Shorter would continue to break the rules in the 1970’s, forming one of the seminal jazz fusion groups, Weather Report.  Weather Report produced over eighteen albums blending funk, bebop, R&B, Latin jazz, and ethnic music, with an impressive alumni of musicians playing their part through the years (most notably revolutionary bassist Jaco Pastorius).  Many of the group’s early records received the highest five star rating from Down Beat Magazine.

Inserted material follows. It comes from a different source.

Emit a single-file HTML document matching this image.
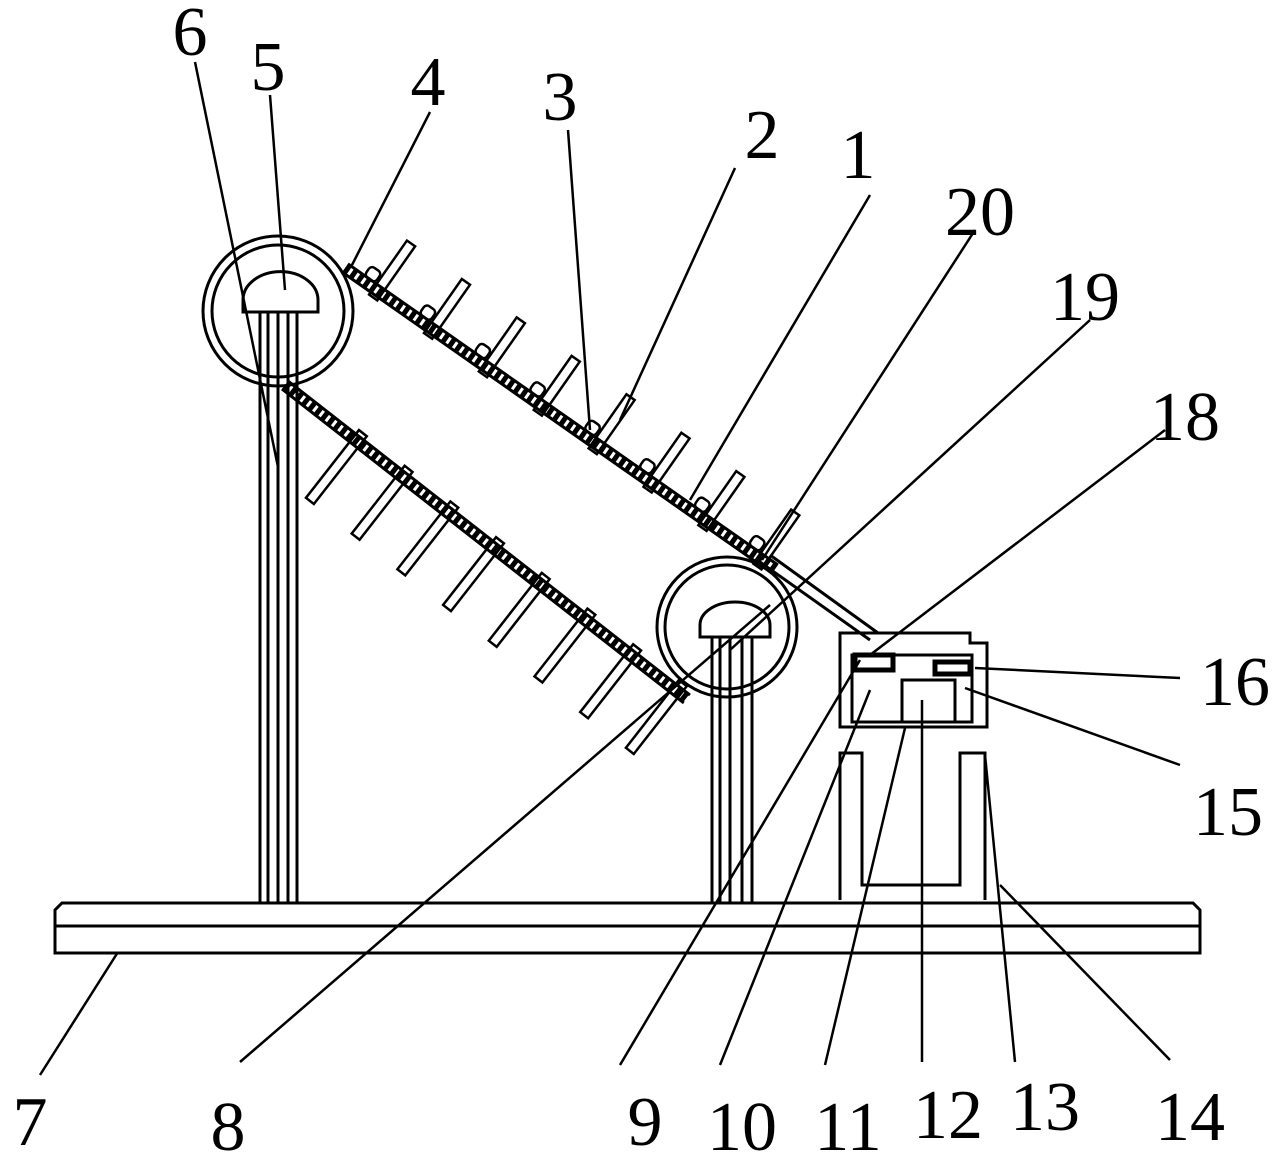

“Music has a way of telling what it needs,” Shorter told Down Beat magazine in 2009; “we like to put handcuffs on music.  The whole thrust of the creative process is started and stopped by us.  But I won’t let that happen!”  Wayne Shorter continues to break new ground in jazz, working with artists as diverse as guitarist Carlos Santana, and singer songwriter Joni Mitchell.  He’s received nine Grammies, the most recently for his 2005 album Alegria.
Thanks to the Manieri grant, Anacortes Public library has a huge collection of Wayne Shorter’s solo work, and his work with Weather Report, The Jazz Messengers, Joni Mitchell, Jaco Pastorius and Freddie Hubbard.  Have a look at the Wayne Shorter featured artist of the month display at the library and take a few discs home.  Perform a keyword search on the library catalog computers to explore all the different recordings to which Wayne Shorter has contributed.  If you are interested in reading about Shorter’s life, check out the biography Footprints written by Michelle Mercer.  It is part of the large collection of jazz books purchased through the Manieri grant.

Mercer, Michelle.  Footprints: The Life and Work of Wayne Shorter.  New York, NY: Penguin Group, 2004.

Ouellette, Dan. “Pursuing Danger.” Down Beat Magazine.  May 2009: 35-38.